◆ COLLECTED MATERIAL:

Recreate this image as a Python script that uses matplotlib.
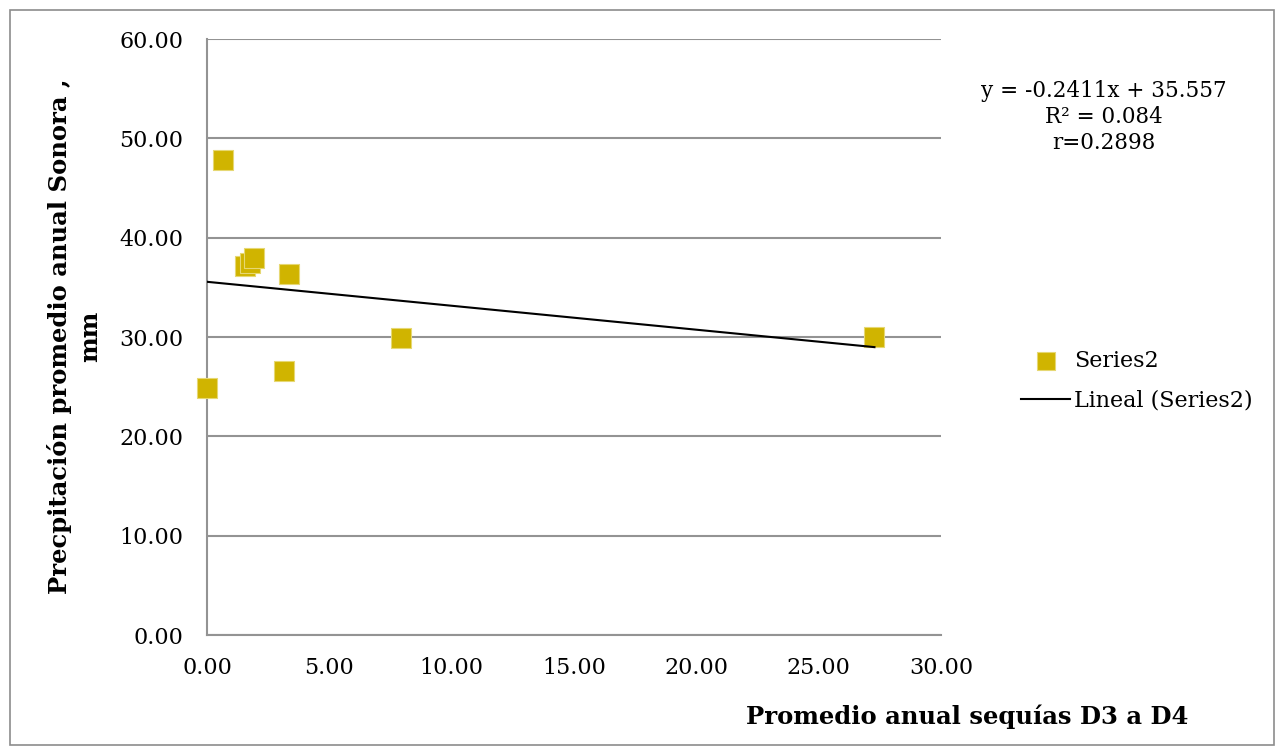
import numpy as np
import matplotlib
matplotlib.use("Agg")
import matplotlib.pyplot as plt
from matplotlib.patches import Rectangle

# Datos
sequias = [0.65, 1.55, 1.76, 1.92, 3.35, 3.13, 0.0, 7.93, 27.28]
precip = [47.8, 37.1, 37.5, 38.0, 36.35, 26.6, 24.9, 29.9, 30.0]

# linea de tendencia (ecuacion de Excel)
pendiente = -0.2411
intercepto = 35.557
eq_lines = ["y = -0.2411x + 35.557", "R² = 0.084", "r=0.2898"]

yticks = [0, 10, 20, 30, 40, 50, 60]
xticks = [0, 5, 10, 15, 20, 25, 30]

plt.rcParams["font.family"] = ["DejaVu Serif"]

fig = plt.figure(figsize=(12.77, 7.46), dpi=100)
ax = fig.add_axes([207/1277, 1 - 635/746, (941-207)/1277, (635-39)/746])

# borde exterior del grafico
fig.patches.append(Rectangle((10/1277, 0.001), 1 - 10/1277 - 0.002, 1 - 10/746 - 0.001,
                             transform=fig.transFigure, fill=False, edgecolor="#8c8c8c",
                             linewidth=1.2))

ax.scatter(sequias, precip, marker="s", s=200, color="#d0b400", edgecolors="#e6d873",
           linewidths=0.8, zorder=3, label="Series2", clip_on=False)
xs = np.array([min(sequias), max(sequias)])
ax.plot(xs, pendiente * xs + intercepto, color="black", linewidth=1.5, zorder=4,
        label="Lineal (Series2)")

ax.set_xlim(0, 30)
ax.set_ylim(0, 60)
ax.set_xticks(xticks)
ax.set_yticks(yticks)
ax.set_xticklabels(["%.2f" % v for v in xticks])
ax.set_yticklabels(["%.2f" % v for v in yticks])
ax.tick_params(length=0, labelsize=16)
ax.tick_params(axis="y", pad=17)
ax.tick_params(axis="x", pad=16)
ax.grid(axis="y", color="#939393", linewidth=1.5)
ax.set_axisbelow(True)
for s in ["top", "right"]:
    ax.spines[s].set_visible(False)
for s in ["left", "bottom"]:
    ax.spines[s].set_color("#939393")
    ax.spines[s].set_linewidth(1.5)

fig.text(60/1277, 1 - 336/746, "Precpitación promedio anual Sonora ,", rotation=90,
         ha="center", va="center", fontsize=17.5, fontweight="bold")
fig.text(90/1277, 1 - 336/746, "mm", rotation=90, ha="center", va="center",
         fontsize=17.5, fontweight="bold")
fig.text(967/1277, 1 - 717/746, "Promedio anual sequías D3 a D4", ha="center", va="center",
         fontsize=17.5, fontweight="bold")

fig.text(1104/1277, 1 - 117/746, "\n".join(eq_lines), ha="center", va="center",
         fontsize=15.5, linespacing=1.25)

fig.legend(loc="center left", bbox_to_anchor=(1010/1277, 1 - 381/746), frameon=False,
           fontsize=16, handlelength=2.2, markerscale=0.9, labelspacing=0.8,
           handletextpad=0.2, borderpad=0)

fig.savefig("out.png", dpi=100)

◆ EXERCISE REQUIREMENTS: Repeat the listing above exactly, with no pictures.

◆ SOLVED EXERCISE:
Recreate this image as a Python script that uses matplotlib.
import numpy as np
import matplotlib
matplotlib.use("Agg")
import matplotlib.pyplot as plt
from matplotlib.patches import Rectangle

# Datos
sequias = [0.65, 1.55, 1.76, 1.92, 3.35, 3.13, 0.0, 7.93, 27.28]
precip = [47.8, 37.1, 37.5, 38.0, 36.35, 26.6, 24.9, 29.9, 30.0]

# linea de tendencia (ecuacion de Excel)
pendiente = -0.2411
intercepto = 35.557
eq_lines = ["y = -0.2411x + 35.557", "R² = 0.084", "r=0.2898"]

yticks = [0, 10, 20, 30, 40, 50, 60]
xticks = [0, 5, 10, 15, 20, 25, 30]

plt.rcParams["font.family"] = ["DejaVu Serif"]

fig = plt.figure(figsize=(12.77, 7.46), dpi=100)
ax = fig.add_axes([207/1277, 1 - 635/746, (941-207)/1277, (635-39)/746])

# borde exterior del grafico
fig.patches.append(Rectangle((10/1277, 0.001), 1 - 10/1277 - 0.002, 1 - 10/746 - 0.001,
                             transform=fig.transFigure, fill=False, edgecolor="#8c8c8c",
                             linewidth=1.2))

ax.scatter(sequias, precip, marker="s", s=200, color="#d0b400", edgecolors="#e6d873",
           linewidths=0.8, zorder=3, label="Series2", clip_on=False)
xs = np.array([min(sequias), max(sequias)])
ax.plot(xs, pendiente * xs + intercepto, color="black", linewidth=1.5, zorder=4,
        label="Lineal (Series2)")

ax.set_xlim(0, 30)
ax.set_ylim(0, 60)
ax.set_xticks(xticks)
ax.set_yticks(yticks)
ax.set_xticklabels(["%.2f" % v for v in xticks])
ax.set_yticklabels(["%.2f" % v for v in yticks])
ax.tick_params(length=0, labelsize=16)
ax.tick_params(axis="y", pad=17)
ax.tick_params(axis="x", pad=16)
ax.grid(axis="y", color="#939393", linewidth=1.5)
ax.set_axisbelow(True)
for s in ["top", "right"]:
    ax.spines[s].set_visible(False)
for s in ["left", "bottom"]:
    ax.spines[s].set_color("#939393")
    ax.spines[s].set_linewidth(1.5)

fig.text(60/1277, 1 - 336/746, "Precpitación promedio anual Sonora ,", rotation=90,
         ha="center", va="center", fontsize=17.5, fontweight="bold")
fig.text(90/1277, 1 - 336/746, "mm", rotation=90, ha="center", va="center",
         fontsize=17.5, fontweight="bold")
fig.text(967/1277, 1 - 717/746, "Promedio anual sequías D3 a D4", ha="center", va="center",
         fontsize=17.5, fontweight="bold")

fig.text(1104/1277, 1 - 117/746, "\n".join(eq_lines), ha="center", va="center",
         fontsize=15.5, linespacing=1.25)

fig.legend(loc="center left", bbox_to_anchor=(1010/1277, 1 - 381/746), frameon=False,
           fontsize=16, handlelength=2.2, markerscale=0.9, labelspacing=0.8,
           handletextpad=0.2, borderpad=0)

fig.savefig("out.png", dpi=100)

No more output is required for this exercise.